Ambos se consideran guardianes del país y los llamados a liderar el proceso político, pero la verdad es que esos dos sectores, amigos antes en un golpe militar, ahora se enfrentan por algo tan simple como el poder. Allí no hay ni etnias, ni religiones de por medio. Ambos se acusan de algo que no dudo sea cierto: de haber cometido crímenes de guerra.
Ya van cientos de muertos y miles de heridos. La llamada comunidad internacional ya intervino, pero para evacuar a sus nacionales, como hizo recién empezaba el genocidio en Ruanda. No intervino durante el genocidio de Darfur, ni tampoco ante la orden de captura por la Corte Penal Internacional contra el presidente de Sudán, mucho menos lo hará ahora.

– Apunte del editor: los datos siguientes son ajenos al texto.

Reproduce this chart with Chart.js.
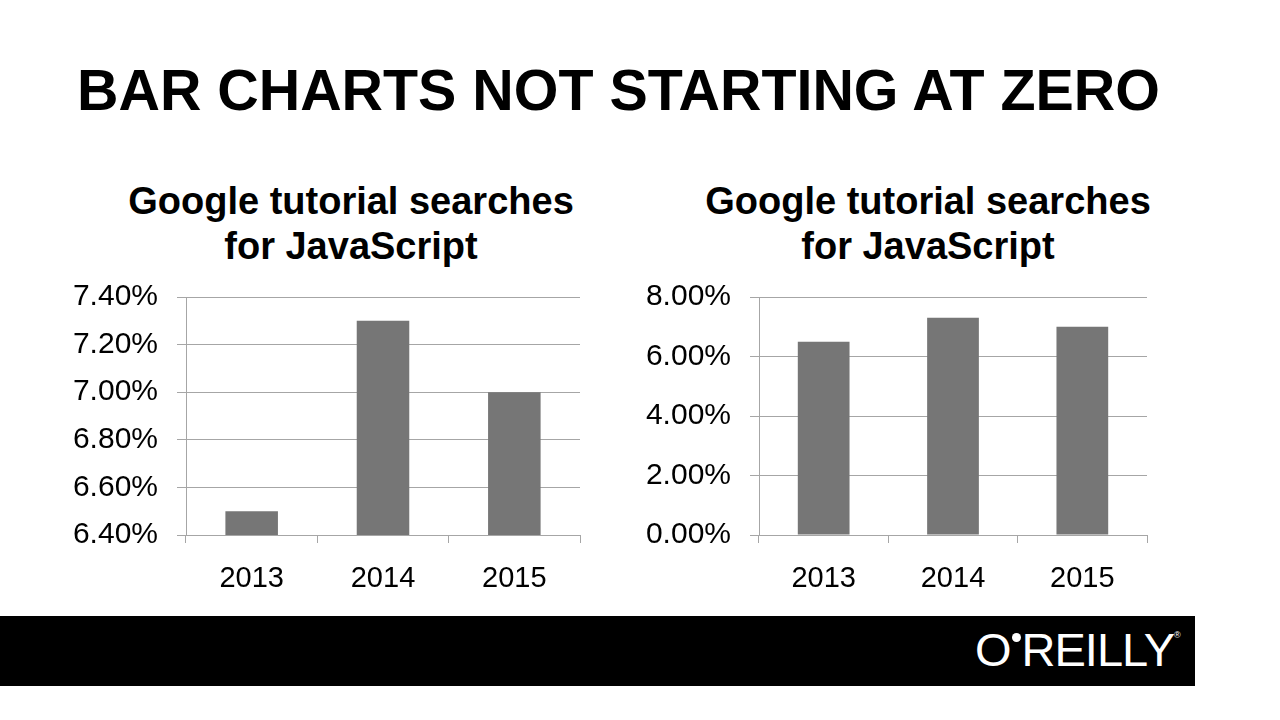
<!DOCTYPE html>
<html>
<head>
<meta charset="utf-8">
<script src="https://cdn.jsdelivr.net/npm/chart.js@4.4.1/dist/chart.umd.min.js"></script>
<style>
  body { margin: 0; width: 1280px; height: 720px; background: #fff; position: relative; overflow: hidden; font-family: "Liberation Sans", Arial, sans-serif; }
  .titulo { position: absolute; left: 77px; top: 57px; font-size: 57.4px; font-weight: bold; color: #000; white-space: nowrap; }
  .sub { position: absolute; top: 179px; width: 560px; text-align: center; font-size: 38px; font-weight: bold; line-height: 45px; color: #000; }
  .box { position: absolute; top: 260px; height: 345px; }
  .rodape { position: absolute; left: 0; top: 616px; width: 1195px; height: 70px; background: #000; }
  .logo { position: absolute; left: 975px; top: 625px; height: 50px; color: #fff; font-size: 47px; line-height: 50px; white-space: nowrap; letter-spacing: -1px; }
  .logo .ponto { position: relative; display: inline-block; width: 9px; height: 9px; border-radius: 50%; background: #fff; top: -24px; margin: 0 1px; }
  .logo .marca { position: relative; font-size: 9px; top: -28px; }
</style>
</head>
<body>
<div class="titulo">BAR CHARTS NOT STARTING AT ZERO</div>

<div class="sub" style="left:71px;">Google tutorial searches<br>for JavaScript</div>
<div class="sub" style="left:648px;">Google tutorial searches<br>for JavaScript</div>

<div class="box" style="left:60px; width:525px;"><canvas id="grafico-esquerda"></canvas></div>
<div class="box" style="left:640px; width:512px;"><canvas id="grafico-direita"></canvas></div>

<div class="rodape"></div>
<div class="logo">O<span class="ponto"></span>REILLY<span class="marca">&reg;</span></div>

<script>
const anos = ["2013", "2014", "2015"];
const buscasJS = [6.5, 7.3, 7.0];
const ticksEsquerda = [6.4, 6.6, 6.8, 7.0, 7.2, 7.4];
const ticksDireita = [0, 2, 4, 6, 8];

const corGrade = "#a6a6a6";
const corBarra = "#767676";

function montaGrafico(id, ticks, larguraY) {
    const el = document.getElementById(id);
    if (!el) return;
    new Chart(el, {
        type: "bar",
        data: {
            labels: anos,
            datasets: [{
                data: buscasJS,
                backgroundColor: corBarra,
                categoryPercentage: 1,
                barPercentage: 0.4
            }]
        },
        options: {
            responsive: true,
            maintainAspectRatio: false,
            animation: false,
            layout: { padding: { top: 7, right: 5, left: 0, bottom: 0 } },
            plugins: { legend: { display: false }, tooltip: { enabled: false } },
            scales: {
                x: {
                    grid: { display: true, drawOnChartArea: false, color: corGrade, tickLength: 8, lineWidth: 1 },
                    border: { color: corGrade },
                    ticks: { color: "#000", font: { family: "Liberation Sans", size: 29 }, padding: 19 },
                    afterFit: (s) => { s.height = 70; }
                },
                y: {
                    min: ticks[0],
                    max: ticks[ticks.length - 1],
                    afterBuildTicks: (s) => { s.ticks = ticks.map(v => ({ value: v })); },
                    grid: { color: corGrade, tickLength: 9, lineWidth: 1 },
                    border: { color: corGrade },
                    ticks: {
                        color: "#000",
                        font: { family: "Liberation Sans", size: 30 },
                        padding: 19,
                        callback: (v) => v.toFixed(2) + "%"
                    },
                    afterFit: (s) => { s.width = larguraY; }
                }
            }
        }
    });
}

montaGrafico("grafico-esquerda", ticksEsquerda, 126);
montaGrafico("grafico-direita", ticksDireita, 119);
</script>
</body>
</html>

Hemeti y al-Burhan habían unido sus fuerzas para expulsar a los civiles del poder y ahora se enfrentan para quedarse con el poder total, en un país fracturado por su incapacidad de integrar sus regiones. Ni siquiera se ponen de acuerdo para un cese al fuego y siguen en combates. Lo cierto es que el genocidio de Darfur no se solucionará partiendo el país entre Darfur y el resto, como no se solucionó con partir el país en 2011.
Y la guerra actual no puede explicarse, ni mucho menos resolverse, desde el sutil encanto de lo étnico. Egipto y Emiratos Árabes Unidos podrían contribuir a la salida negociada, aunque creo que China tiene más poder. El que se adelantó en ofrecerse como mediador fue Turquía, el mismo que ha buscado ser negociador en la guerra de Ucrania, aunque dentro de casa y frente al conflicto con los kurdos no piense en la paz.
La comunidad internacional estará más pendiente de Ucrania que de Sudán, como estuvo más preocupada por la antigua Yugoslavia que por Somalia. Por el momento todo apunta a una cronificación del conflicto y un aumento de la crisis humanitaria que ya se vive en varias zonas del país. Solo empezarán a preocupar cuando, dolorosamente, esa guerra salpique a los vecinos. Y en ese momento, ya será demasiado tarde.
Una paz que tape otra guerra, un análisis que priorice lo étnico sobre lo político, un conflicto crónico descuidado, un centralismo exacerbado y una legalización de facto de paras, solo sirve para garantizar una desgracia.